After performing this reflection, each point on the original parabola \((x, y)\) maps to a new point \((x, -y)\) on the reflected graph. This is a fundamental transformation that alters the orientation of the graph.

After reflecting the graph, we apply a vertical shift to transform \(g(x)\). A vertical shift is a type of transformation that moves a graph up or down on the coordinate plane.
In this problem, after reflecting \(f(x)=x^{2}\) to \(-x^{2}\), we add 1 to the entire function, resulting in \(g(x)=-x^{2} + 1\).

• Addition of a constant to the function causes a vertical shift.
• In our case, \(+1\) moves every point on \(-x^{2}\) upward by 1 unit.

Now, the vertex of the parabola, which was at the origin \((0, 0)\) after reflection, moves to \((0, 1)\).
This means all points of the graph have been lifted up by one unit, keeping the shape identical.

Parabolic graph transformations include a variety of operations such as reflections, vertical shifts, stretches, and compressions. When working with transformations, it is important to start with the base function.
In our exercise, we begin with \(f(x)=x^{2}\), which is a basic parabola with a vertex at the origin and symmetric about the y-axis.

• The transformation sequence for \(g(x)=-x^{2} + 1\) begins by reflecting over the x-axis, changing the parabola's orientation from upward to downward.
• Next, we shift the entire graph upward by 1 unit.

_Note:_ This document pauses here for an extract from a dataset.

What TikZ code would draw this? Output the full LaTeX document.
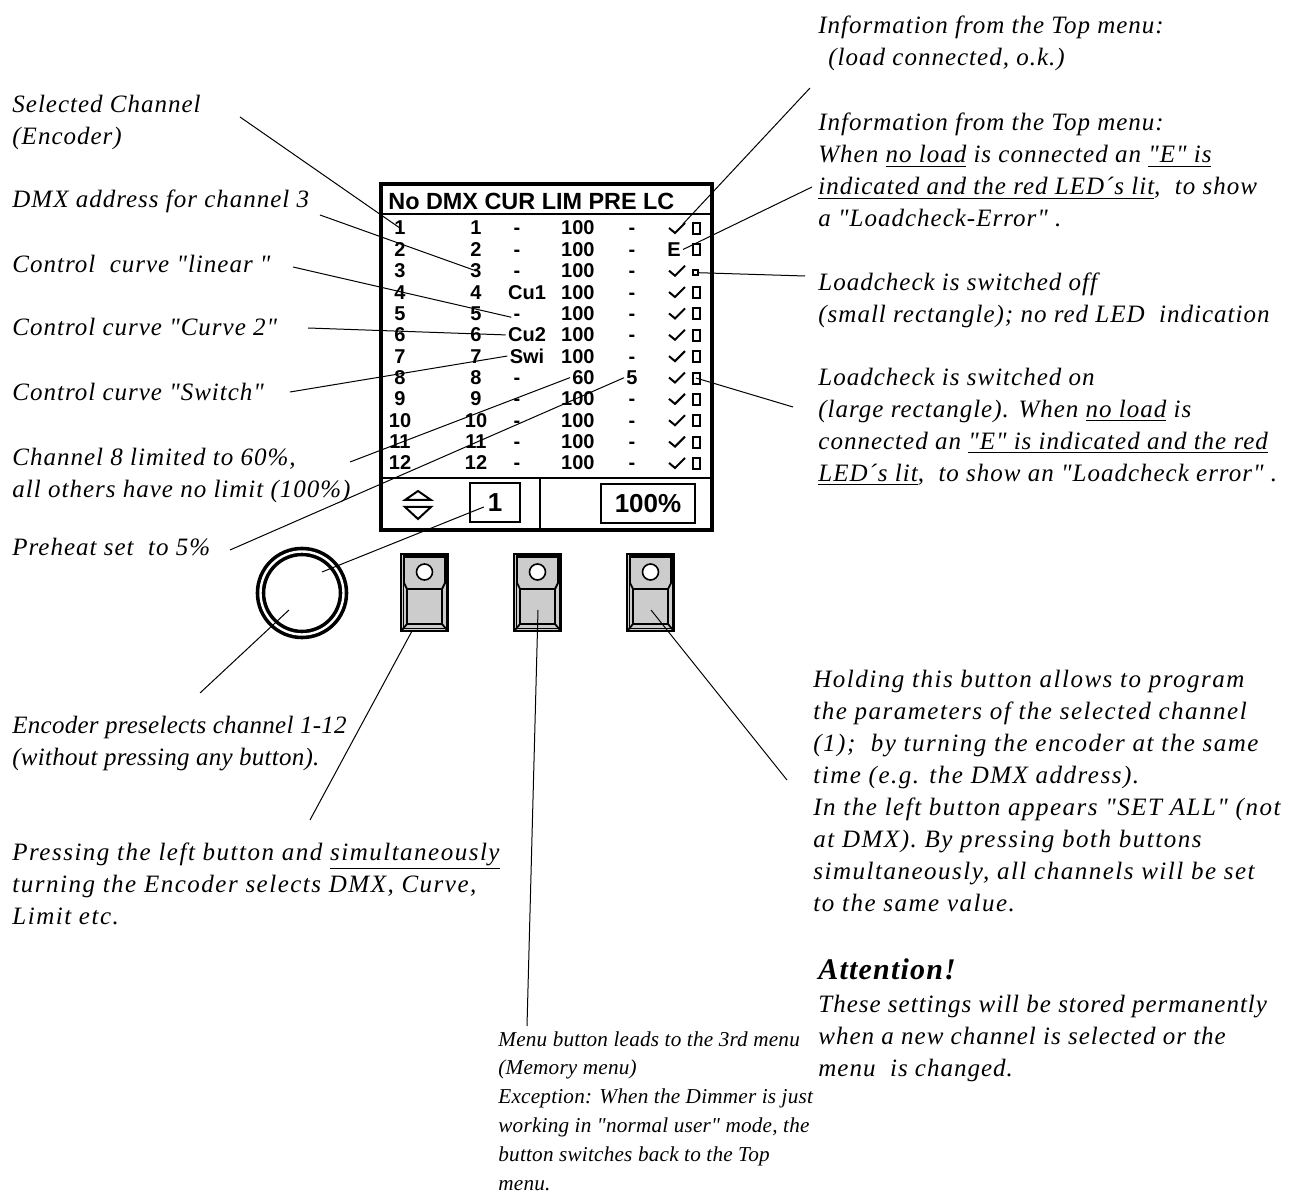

Graph transformations can be visualized as a set of operations that modify the appearance or position of a graph, while retaining its characteristic parabola shape.
The transformed graph \(g(x)\), with vertex at \((0, 1)\), maintains the symmetry and broad U-shape typical of quadratics, indicating a successful transformation while showing the effects of the reflection and vertical shift.